Fractional Insider: What are the main differences between being a full-time executive and a fractional one?
Ioana Stroica: As a full-time executive, you are often caught up in internal politics, endless meetings, and managing operational details that aren’t necessarily strategic. You are part of the “family,” for better or worse, but sometimes you lose your objectivity.
As a Fractional CFO, I walk into the room with clarity and objectivity. I’m not there to play politics, but to deliver results. My time is limited and valuable, so every hour has to count. I am a strategic partner, a “sparring partner” for the CEO, who has the courage to speak the hard truth precisely because I don’t depend on a single salary. This freedom gives you a fantastic power to remain objective.
Fractional Insider: How do you explain the value of a fractional leader to a skeptical CEO?
Ioana Stroica: I usually use simple analogies to explain the value: “Why buy the whole plane if you only need a ticket to your destination?” Many companies, especially SMEs, need the expertise of a senior CFO—someone who has seen dozens of business scenarios—but they don’t have the complexity to justify a full-time salary of thousands of euros a month, plus bonuses and benefits.
Through the fractional model and MiniCFO, they access that 15 years of experience at a fraction of the cost. They get strategy, direction, and financial security, paying exactly for what they consume. When I put the cost of financial errors versus the cost of my services on paper, the skepticism disappears quickly.
Fractional Insider: What are the most common mistakes companies make when working with fractionals?

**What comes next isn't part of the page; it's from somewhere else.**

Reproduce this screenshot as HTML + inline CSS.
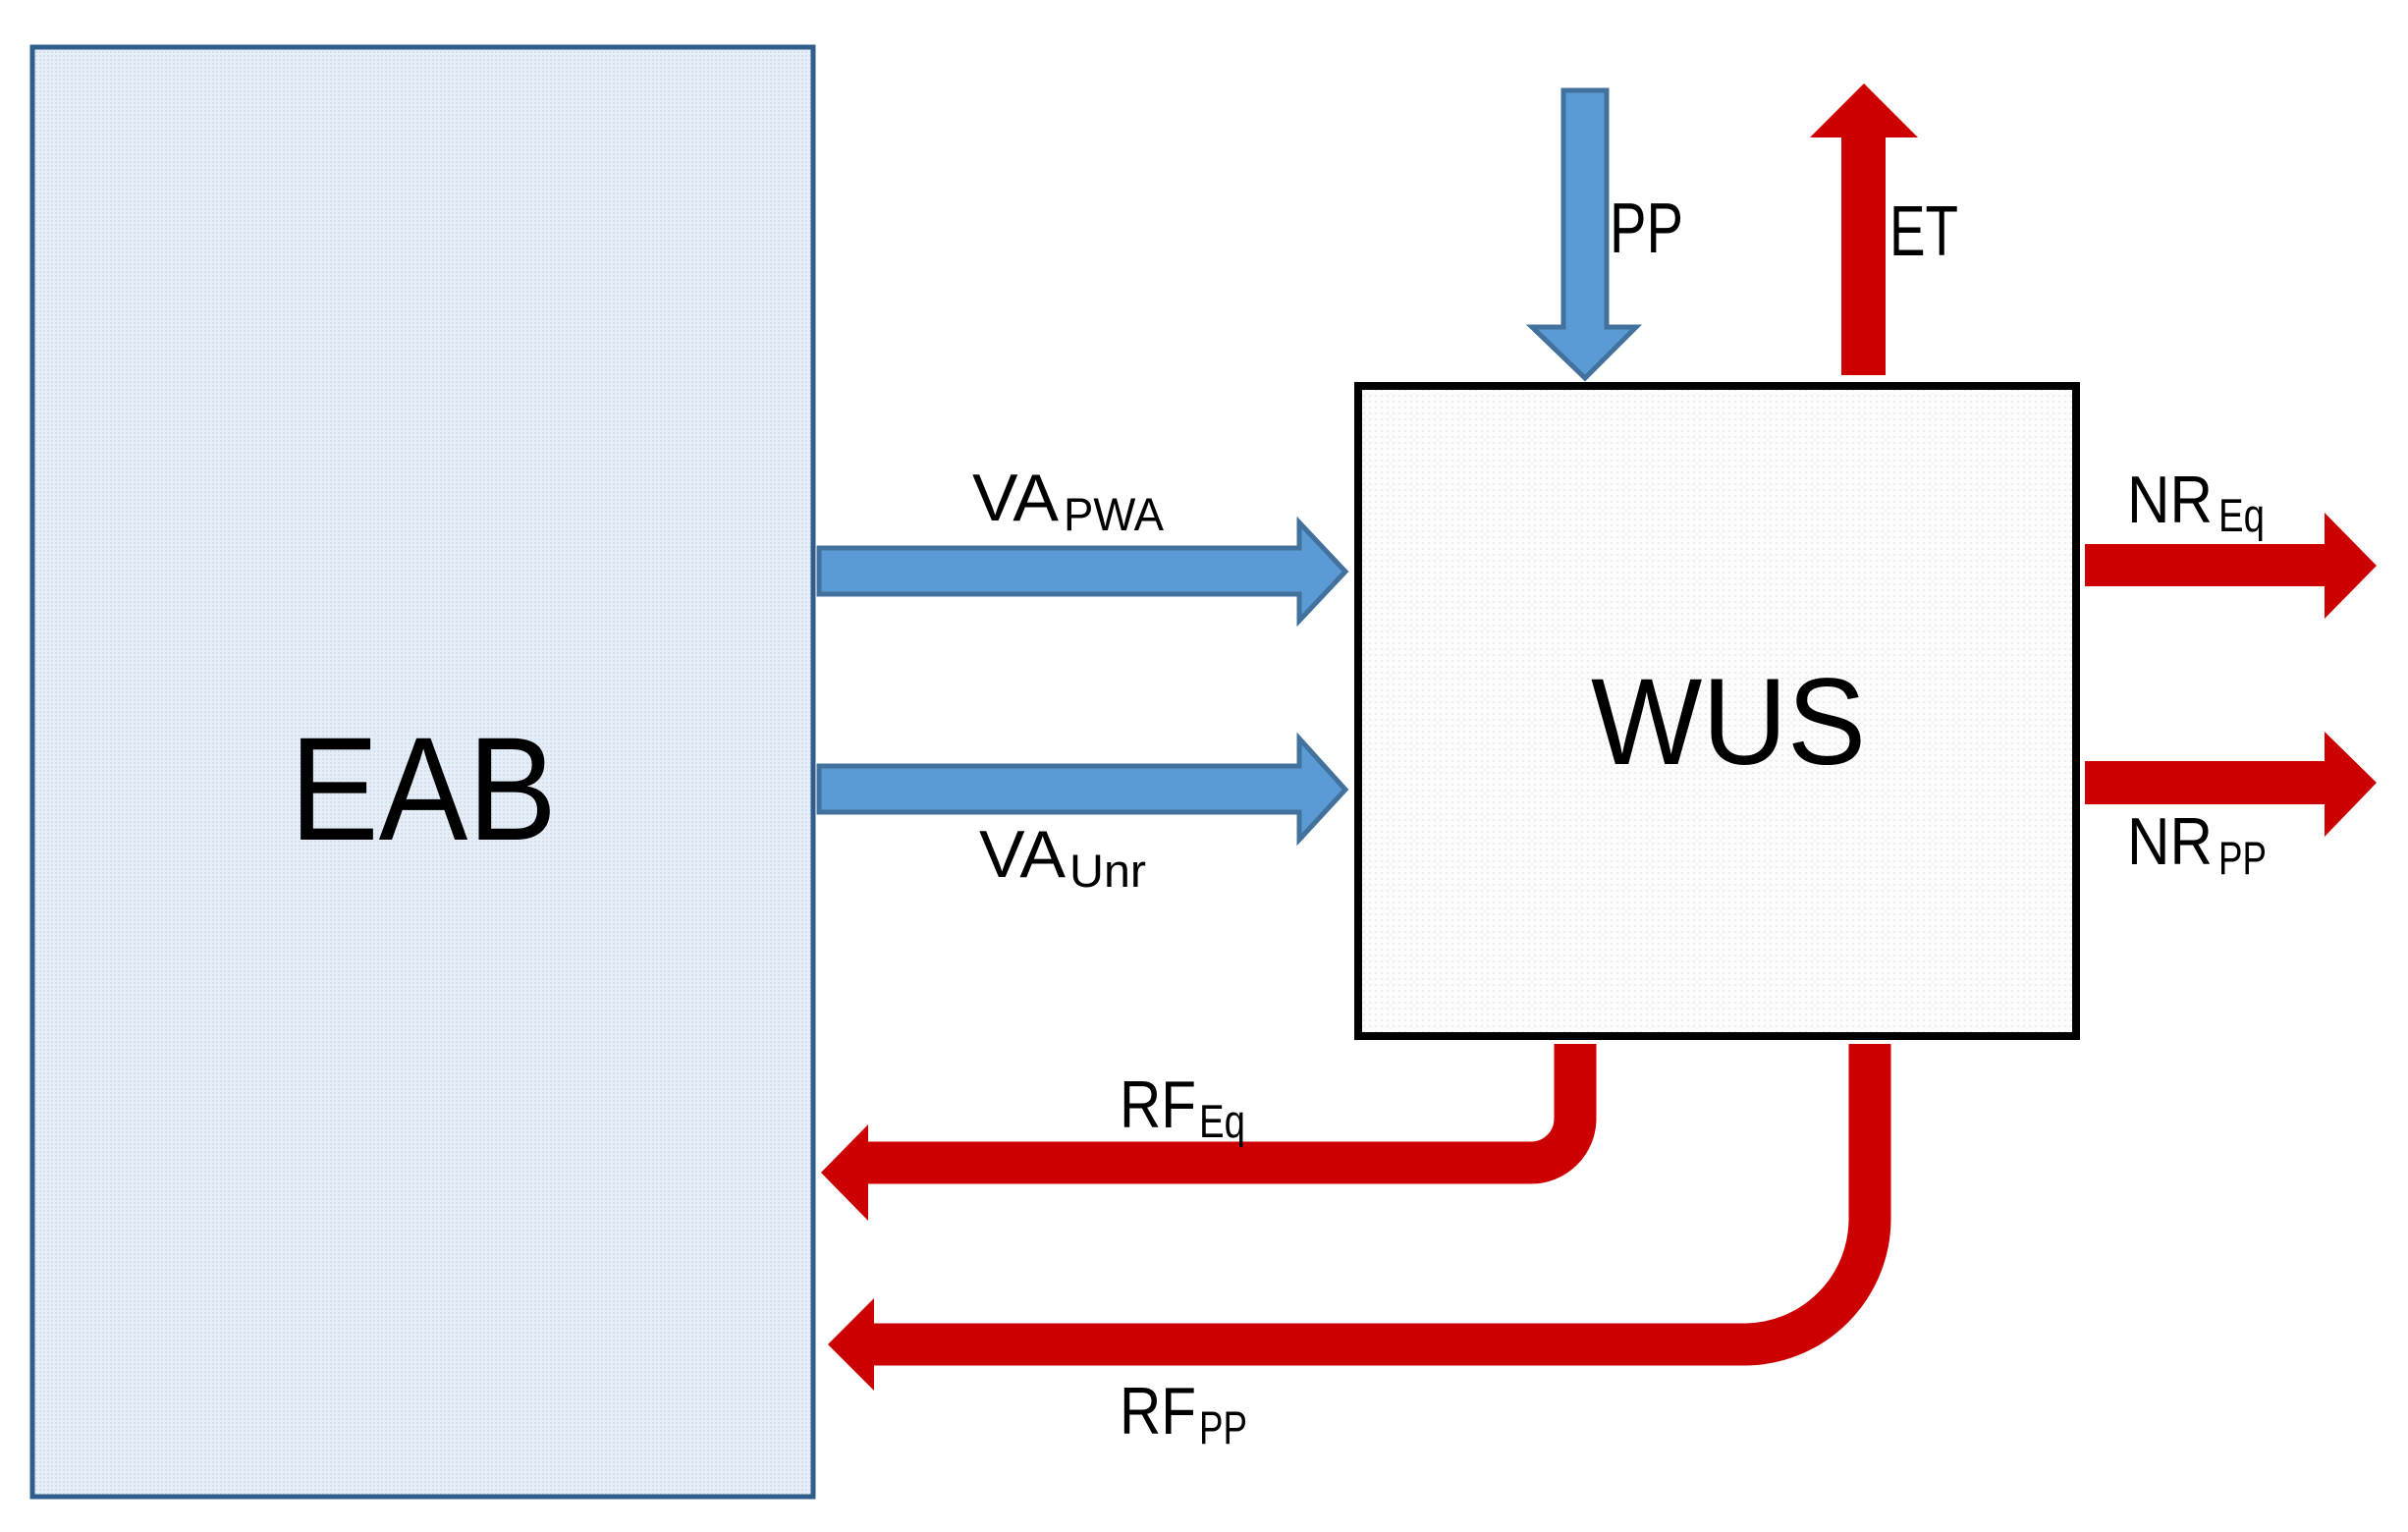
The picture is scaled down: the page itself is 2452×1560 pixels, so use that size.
<!DOCTYPE html>
<html><head><meta charset="utf-8"><style>
html,body{margin:0;padding:0;background:#fff;}
svg{display:block;}
text{font-family:"Liberation Sans",sans-serif;fill:#000;}
</style></head><body>
<svg width="2452" height="1560" viewBox="0 0 2452 1560" xmlns="http://www.w3.org/2000/svg">
<defs>
<pattern id="dots" width="4" height="4" patternUnits="userSpaceOnUse">
<rect width="4" height="4" fill="#e6eef8"/><rect width="2" height="2" fill="#d2e0f0"/>
</pattern>
<pattern id="dots2" width="6" height="6" patternUnits="userSpaceOnUse">
<rect width="6" height="6" fill="#fcfcfc"/><rect width="2" height="2" fill="#ececec"/>
</pattern>
</defs>
<!-- EAB -->
<rect x="33" y="48" width="795" height="1476" fill="url(#dots)" stroke="#2f5e8c" stroke-width="5"/>
<text x="295" y="855" font-size="150" textLength="272" lengthAdjust="spacingAndGlyphs">EAB</text>
<!-- WUS -->
<rect x="1393" y="393" width="731" height="662" fill="url(#dots2)" stroke="#000" stroke-width="8" transform="translate(-10,0)"/>
<text x="1620" y="778" font-size="125" textLength="280" lengthAdjust="spacingAndGlyphs">WUS</text>

<!-- blue arrows -->
<g fill="#5b9bd5" stroke="#41719c" stroke-width="5" stroke-linejoin="miter">
<polygon points="834,558 1323,558 1323,532 1370,582 1323,632 1323,605 834,605"/>
<polygon points="834,780 1323,780 1323,752 1370,804 1323,855 1323,827 834,827"/>
<polygon points="1592,92 1636,92 1636,333 1666,333 1614,385 1560,333 1592,333"/>
</g>
<!-- red straight arrows -->
<g fill="#cc0000">
<polygon points="1875,382 1920,382 1920,140 1953,140 1898,85 1843,140 1875,140"/>
<polygon points="2123,554 2367,554 2367,522 2420,576 2367,630 2367,597 2123,597"/>
<polygon points="2123,775 2367,775 2367,745 2420,797 2367,852 2367,819 2123,819"/>
<polygon points="884,1145 836,1194 884,1243"/>
<polygon points="890,1322 843,1369 890,1416"/>
</g>
<g fill="none" stroke="#cc0000" stroke-width="43">
<path d="M1604,1063 V1139 A45,45 0 0 1 1559,1184 H882"/>
<path d="M1904,1063 V1241 A128,128 0 0 1 1776,1369 H888"/>
</g>

<!-- labels -->
<text x="990" y="530" font-size="68" textLength="88" lengthAdjust="spacingAndGlyphs">VA</text>
<text x="1083" y="540" font-size="47" textLength="102" lengthAdjust="spacingAndGlyphs">PWA</text>
<text x="997" y="893" font-size="68" textLength="88" lengthAdjust="spacingAndGlyphs">VA</text>
<text x="1089" y="903" font-size="47" textLength="78" lengthAdjust="spacingAndGlyphs">Unr</text>
<text x="1639" y="257" font-size="72" textLength="75" lengthAdjust="spacingAndGlyphs">PP</text>
<text x="1924" y="260" font-size="72" textLength="70" lengthAdjust="spacingAndGlyphs">ET</text>
<text x="2166" y="532" font-size="68" textLength="87" lengthAdjust="spacingAndGlyphs">NR</text>
<text x="2259" y="541" font-size="47" textLength="47" lengthAdjust="spacingAndGlyphs">Eq</text>
<text x="2166" y="880" font-size="68" textLength="87" lengthAdjust="spacingAndGlyphs">NR</text>
<text x="2259" y="890" font-size="47" textLength="49" lengthAdjust="spacingAndGlyphs">PP</text>
<text x="1140" y="1148" font-size="68" textLength="78" lengthAdjust="spacingAndGlyphs">RF</text>
<text x="1221" y="1158" font-size="47" textLength="47" lengthAdjust="spacingAndGlyphs">Eq</text>
<text x="1140" y="1460" font-size="68" textLength="78" lengthAdjust="spacingAndGlyphs">RF</text>
<text x="1221" y="1470" font-size="47" textLength="49" lengthAdjust="spacingAndGlyphs">PP</text>
</svg>
</body></html>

Ioana Stroica: The biggest mistake, in my view, is treating the fractional leader as a distant external vendor from whom you expect magic without giving them access to the “inner workings” of the company. To work effectively, I need to be integrated into the management team, have access to real data, and participate in strategic decisions.
Another mistake is the lack of communication regarding expectations. A fractional leader is not an employee you can micromanage. If you try to control every minute of the consultant’s time, you lose exactly the value added they bring: autonomy and the big-picture vision.

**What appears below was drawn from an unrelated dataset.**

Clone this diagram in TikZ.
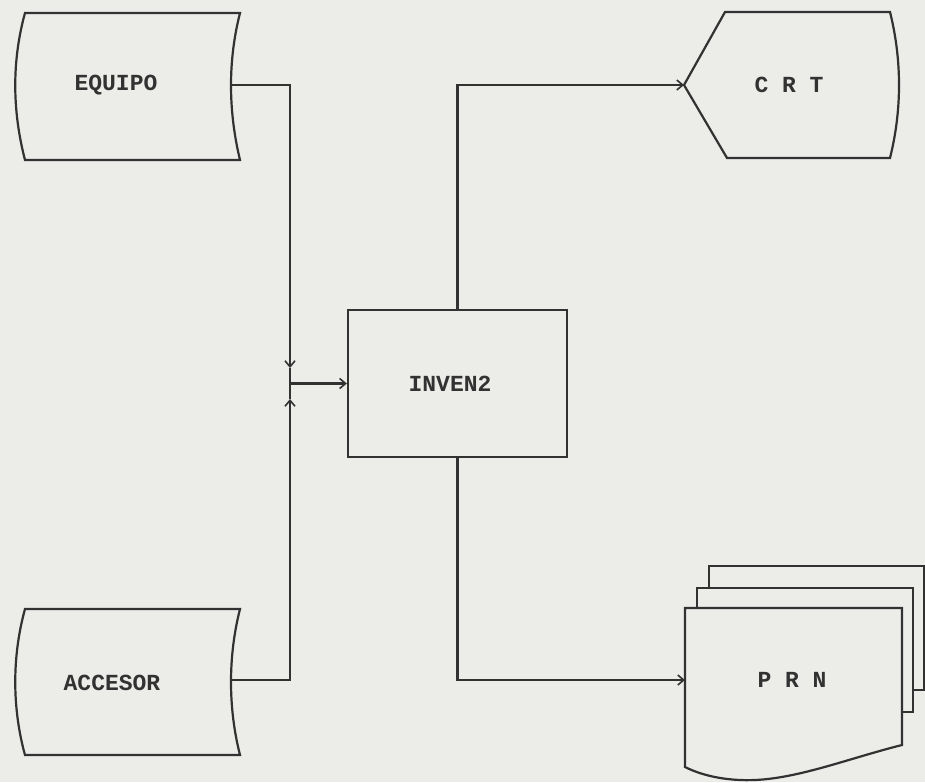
\documentclass[tikz,border=0pt]{standalone}
\usepackage{fontspec}
\setmonofont{Liberation Mono}
\usetikzlibrary{arrows.meta}
\definecolor{paper}{RGB}{236,236,233}
\definecolor{ink}{RGB}{50,50,50}
\begin{document}
\begin{tikzpicture}[x=1pt,y=-1pt,
  line/.style={draw=ink,line width=2.2pt,line join=miter},
  arr/.style={line,-{Straight Barb[length=6pt,width=10pt,line width=1.6pt]}},
  lbl/.style={text=ink,font=\ttfamily\bfseries\fontsize{23}{23}\selectfont,inner sep=0pt},
  sheet/.style={line,fill=paper}]
\fill[paper] (0,0) rectangle (925,782);
\useasboundingbox (0,0) rectangle (925,782);
% EQUIPO (stored data)
\draw[line] (25,13) -- (240,13) .. controls (228,60) and (228,110) .. (240,160)
  -- (25,160) .. controls (12,110) and (12,60) .. (25,13) -- cycle;
\node[lbl] (equipo) at (116,85) {EQUIPO};
\coordinate (eqR) at (231,85);
% ACCESOR (stored data)
\draw[line] (25,609) -- (240,609) .. controls (228,656) and (228,708) .. (240,755)
  -- (25,755) .. controls (12,708) and (12,656) .. (25,609) -- cycle;
\node[lbl] (accesor) at (112,683) {ACCESOR};
\coordinate (acR) at (231,680);
% INVEN2 process
\node[line,rectangle,minimum width=219pt,minimum height=147pt,inner sep=0pt] (inv) at (457.5,383.5) {};
\node[lbl] (invtext) at (450,384) {INVEN2};
% CRT display
\draw[line] (684,85) -- (725,12) -- (890,12) .. controls (902,60) and (902,110) .. (890,158)
  -- (727,158) -- cycle;
\coordinate (crtW) at (684,85);
\node[lbl] (crt) at (789,85) {C R T};
% PRN multi-document
\draw[sheet] (709,566) rectangle (923.9,690);
\draw[sheet] (697,588) rectangle (913,712);
\draw[sheet] (685,608) -- (902,608) -- (902,745)
  .. controls (850,758) and (800,778) .. (755,780)
  .. controls (730,781) and (705,777) .. (685,767) -- cycle;
\coordinate (prnW) at (685,680);
\node[lbl] (prn) at (792,680) {P R N};
% junction
\coordinate (jt) at (290,368);
\coordinate (jc) at (290,383.5);
\coordinate (jb) at (290,399);
\draw[arr] (eqR) -| (jt);
\draw[arr] (acR) -| (jb);
\draw[line] (jt) -- (jb);
\draw[arr] (jc) -- (inv.west);
\draw[arr] (inv.north) |- (crtW);
\draw[arr] (inv.south) |- (prnW);
\end{tikzpicture}
\end{document}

Fractional Insider: How do you see the evolution of this career model in the coming years?
Ioana Stroica: I am convinced that we are just at the beginning. Flexibility is no longer a whim, but an economic necessity. Companies are becoming increasingly agile and understand that they cannot hold all resources in-house.
Senior professionals will increasingly seek the freedom that this model offers, and companies will learn to work based on objectives, not hours spent at the office. It is the future of work for top experts.

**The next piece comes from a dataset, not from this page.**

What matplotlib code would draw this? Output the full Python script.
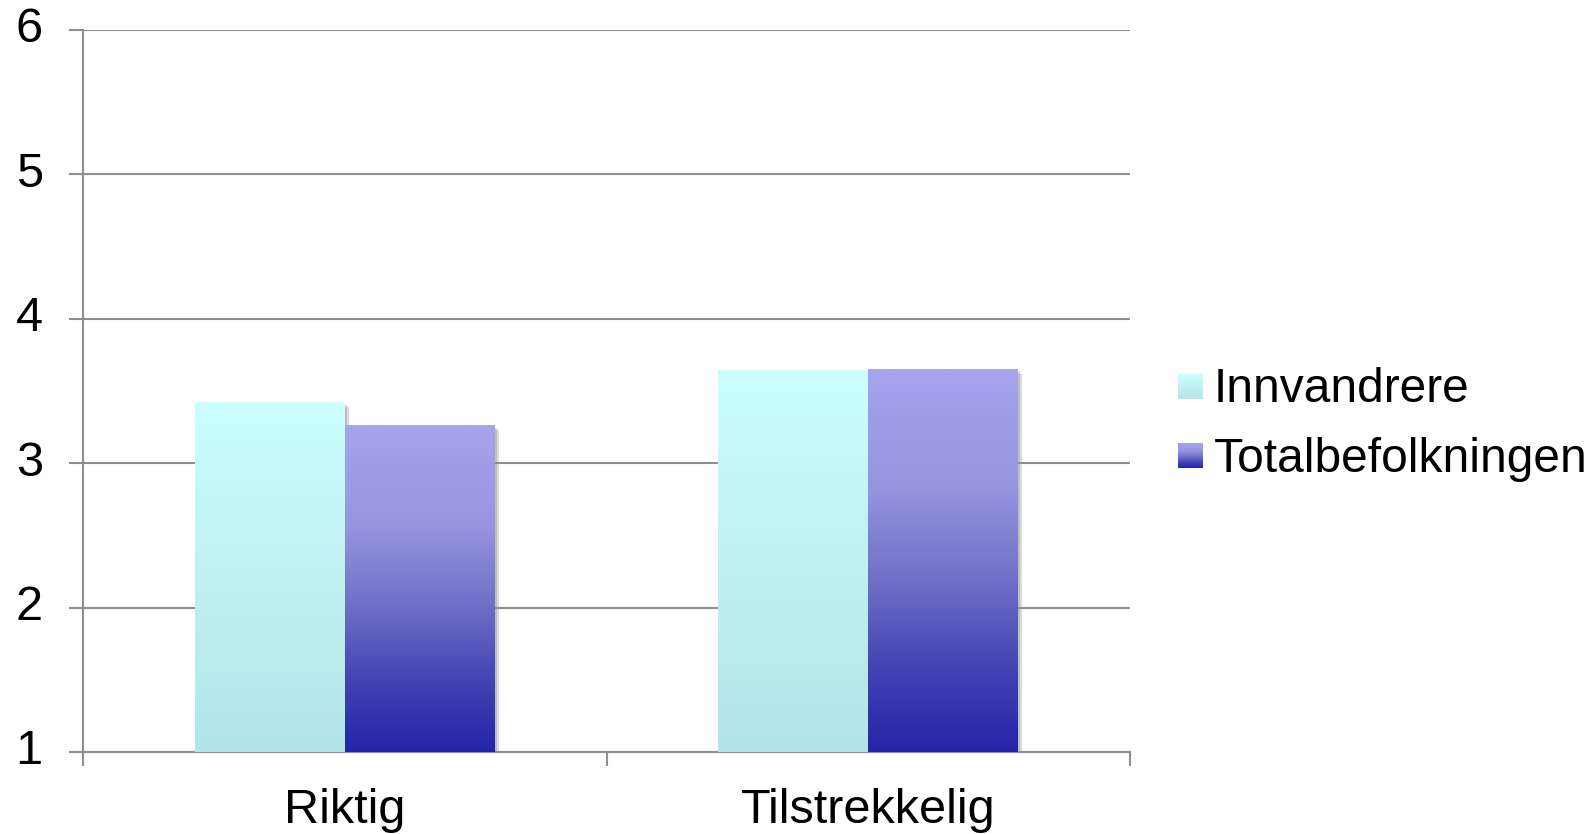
import numpy as np
import matplotlib
matplotlib.use("Agg")
import matplotlib.pyplot as plt
from matplotlib.colors import LinearSegmentedColormap
import matplotlib.patheffects as pe

plt.rcParams['font.family'] = ['Liberation Sans', 'DejaVu Sans']

# data
categories = ['Riktig', 'Tilstrekkelig']
series = ['Innvandrere', 'Totalbefolkningen']
innvandrere = [3.42, 3.64]
totalbefolkningen = [3.26, 3.65]
yticks = [1, 2, 3, 4, 5, 6]

# gradients (bottom -> top)
cmaps = [
    LinearSegmentedColormap.from_list('innv', ['#B3E5E8', '#C0F0F2', '#CCFFFF']),
    LinearSegmentedColormap.from_list('tot', [(0.0, '#2424A8'), (0.23, '#4545B5'),
                                              (0.44, '#6E6EC6'), (0.70, '#9696E0'),
                                              (1.0, '#A5A5EE')]),
]
grad = np.linspace(0, 1, 256).reshape(-1, 1)

grid_col = '#8E8E8E'

fig = plt.figure(figsize=(15.91, 8.34), dpi=100)
ax = fig.add_axes([83 / 1591, 1 - 752 / 834, (1130 - 83) / 1591, (752 - 30) / 834])

x = np.arange(len(categories))
width = 0.2865
shadow = [pe.SimplePatchShadow(offset=(3, -3), shadow_rgbFace='#999999', alpha=0.35),
          pe.SimplePatchShadow(offset=(1.5, -1.5), shadow_rgbFace='#888888', alpha=0.35),
          pe.Normal()]

for i, vals in enumerate([innvandrere, totalbefolkningen]):
    offs = (i - 0.5) * width
    bars = ax.bar(x + offs, [v - 1 for v in vals], width=width,
                  bottom=1, color='white', zorder=2, path_effects=shadow, linewidth=0)
    for b, v in zip(bars, vals):
        x0 = b.get_x()
        ax.imshow(grad, extent=[x0, x0 + width, 1, v], origin='lower', aspect='auto',
                  cmap=cmaps[i], zorder=3, interpolation='bilinear')

ax.set_xlim(-0.5, 1.5)
ax.set_ylim(1, 6)
ax.set_yticks(yticks)
ax.set_xticks(x)
ax.set_xticklabels(categories)
ax.set_xticks([-0.5, 0.5, 1.5], minor=True)

ax.yaxis.grid(True, color=grid_col, linewidth=1.5, zorder=0)
ax.set_axisbelow(True)
for s in ['top', 'right']:
    ax.spines[s].set_visible(False)
for s in ['left', 'bottom']:
    ax.spines[s].set_color(grid_col)
    ax.spines[s].set_linewidth(1.5)

ax.tick_params(axis='y', length=10, width=1.5, color=grid_col, labelsize=35, pad=19)
ax.tick_params(axis='x', which='major', length=0, labelsize=35, pad=26)
ax.tick_params(axis='x', which='minor', length=10, width=1.5, color=grid_col)
for t in ax.get_yticklabels():
    t.set_verticalalignment('center')

# legend drawn by hand (gradient swatches)
for j, name in enumerate(series):
    ytop = 374 + j * 69
    lax = fig.add_axes([1178 / 1591, 1 - (ytop + 25) / 834, 25 / 1591, 25 / 834])
    lax.imshow(grad, origin='lower', aspect='auto', cmap=cmaps[j])
    lax.axis('off')
    fig.text(1214 / 1591, 1 - (ytop + 16) / 834, name, fontsize=34.5, va='center', ha='left')

fig.savefig('out.png', dpi=100)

Fractional Insider: What advice would you give to a senior professional thinking about becoming fractional?
Ioana Stroica: Don’t wait for the “perfect” moment. If you have solid expertise, the market needs you. However, my advice is not to underestimate the need for personal branding and networking. As a fractional leader, you are an entrepreneur, not just a specialist. You need to know how to sell your value.
Also, I recommend they define their niche very clearly. You can’t be “good at everything” for everyone. I chose to help entrepreneurs see beyond the numbers. Find your superpower and build your offer around it. And, last but not least, have patience—trust is built over time, but the satisfaction of building your own professional destiny is unmatched.
Through her experience and the flexible working model she promotes, Ioana Stroica shows that the financial role in a modern company goes far beyond accounting. A fractional CFO can become a strategic partner who brings clarity, financial discipline, and direction to entrepreneurs’ business decisions.